AAA Calls on Bracks Review to Make Cars Green


Australia’s peak motoring body, the Australian Automobile Association (AAA), today told the Bracks Review of the Automotive Industry that Australian manufacturers should be moving more quickly to produce cleaner, greener vehicles.

AAA said this push for greener vehicles should not provide a reason to extend or maintain tariff support and protection for the industry.

Appearing before the Review hearing in Melbourne today, AAA’s Director of Policy & Research, John Metcalfe, said the Australian automotive industry needed to be a part of the global push towards cleaner vehicles.

“The world is now moving towards lowering greenhouse gas emissions, and the automotive industry has a major part to play in this as well,” Mr Metcalfe said.

“The AAA motoring clubs and their 6.5 million motoring members support the FIA Foundation’s global Make Cars Green declaration, which sets out clear non-mandatory fuel economy targets of 140 gCO2/km for all passenger cars.

“Many green cars are already available now.  In fact, a recent study has shown that if everyone purchased the ‘best in class’ vehicles, emissions would reduce by an average of 25 per cent.
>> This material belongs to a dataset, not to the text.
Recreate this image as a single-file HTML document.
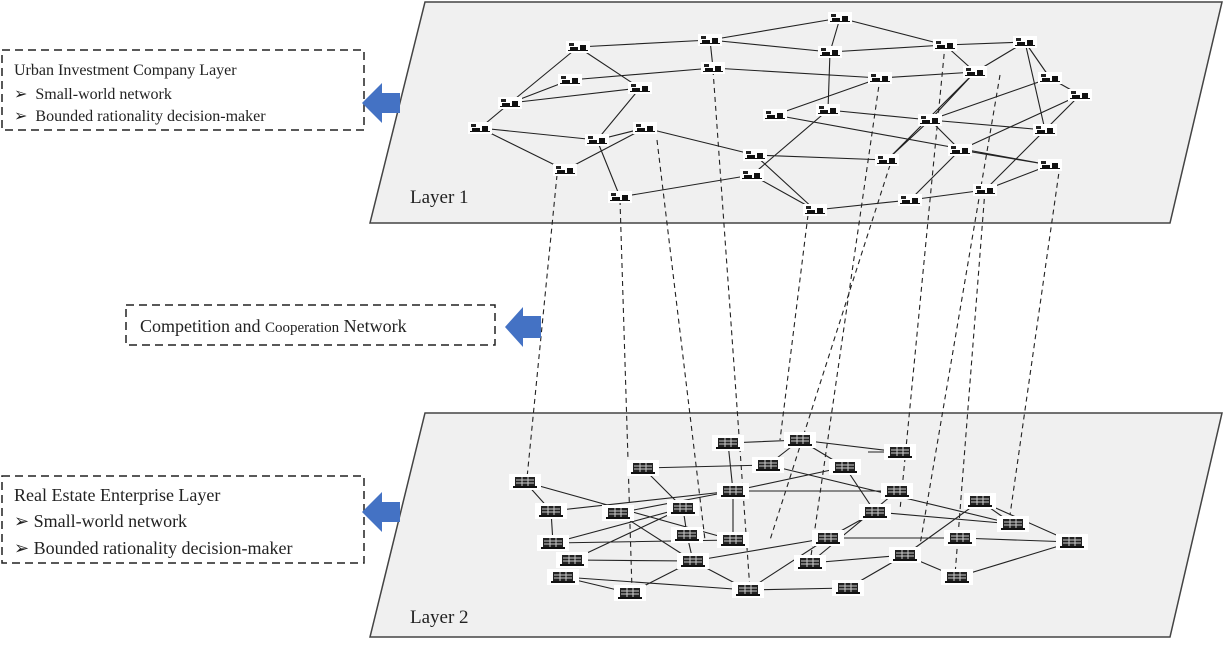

“While we welcome the announcement of the Green Car Challenge, in which the Federal Government has promised to buy ‘green cars’ if local manufacturers produce them, we believe this should not be limited to Australian made cars only.

“Australia needs a strong automotive industry, but one free of current high levels of protection and operating in a world marketplace, producing efficient, environmentally-friendly vehicles.

“Assistance to the local industry, including the Budget decision to increase the Luxury Car Tax from 25 per cent to 33 per cent, will work against the promotion of cleaner and safer vehicles.  The anomaly of tariffs on 4WDs at 5 per cent, compared to tariffs of 10 per cent on imported passenger vehicles, has not helped either.

Mr Metcalfe also told the Inquiry hearing that tariffs on imported vehicles and industry assistance through the Government’s Australian Competitiveness Investment Scheme (ACIS) should be reduced, as originally planned, in order to provide cheaper cars for Australian drivers and their families.

”Higher tariffs on imported vehicles increase the price of new cars and indirectly used cars, and disadvantage Australian motorists,” Mr Metcalfe said.

“This assistance works against AAA’s objectives of promoting responsible, affordable and safe motoring and safeguarding and protecting the interests of Australian motorists.”

AAA’s submission to the Review of the Automotive Industry can be downloaded at   AAA’s recommendations to the Review follow.


AAA Recommendations to the Review of the Automotive Industry

 Recommendation 1      AAA recommends that the tariff reduction program announced in 2002 should continue, with tariffs on passenger motor vehicles and components being reduced to 5 per cent in 2010.

Recommendation 2      AAA recommends that the Luxury Car Tax be abolished.

Recommendation 3      It is recommended that:

  • The Government continue its planned gradual reduction in Australian Competitiveness Investment Scheme (ACIS) funding once tariffs are reduced to 5 per cent.
  • If it is deemed desirable that ACIS (or other grant funding) should be continued beyond 2015, the Review should report on the relative merits of alternative arrangements such as providing the industry, or individual firms, with a direct grant which is more transparent.
  • ACIS funding (or other grant funding) should be tied to specific safety and environmental outcomes. Reports showing performance against targeted objectives should be produced on an annual basis.

Recommendation 4      AAA recommends that consideration be given to mandating the labelling of the ANCAP star ratings on vehicles (locally manufactured and imports) sold in Australia. Where ANCAP tests have not been conducted for certain vehicles, this fact should be recorded on the label.

Recommendation 5      AAA recommends that the Government consider establishing a Safe Car Innovation Fund to promote safety in new vehicles and assist with funding of ANCAP.

Recommendation 6      AAA recommends that the Federal Government negotiate with industry a new target of national average carbon emissions for all new locally made light vehicles. The target should be ambitious and consistent with the Government’s targets for reductions in greenhouse gas emissions.

Recommendation 7      AAA recommends the adoption of a non-mandatory fuel economy target of 140 gCO2/km for all passenger cars, which is consistent with the FIA’s Make Cars Green declaration.

Recommendation 8      AAA recommends that:

  • The Government’s Green Car Challenge of purchasing value-for-money environmentally friendly vehicles for the Commonwealth car fleet should not be restricted to vehicles manufactured in Australia.
  • The Government should immediately set a revised and challenging target for its Commonwealth car fleet based on the Green Vehicles Guide and ensure that performance against target is reported annually.

Recommendation 9      AAA recommends that:

  • The Government should not dictate the type of low emission vehicles (such as hybrids, flexible fuel and diesel) eligible for funding from the Green Car Innovation Fund (GCIF).
  • Local manufacturers receiving funding from the GCIF should be required to report on the development of green car technology and production plans in an Annual Report.
  • Continued GCIF funding should be conditional on the achievement of solid commercial and environmental outcomes.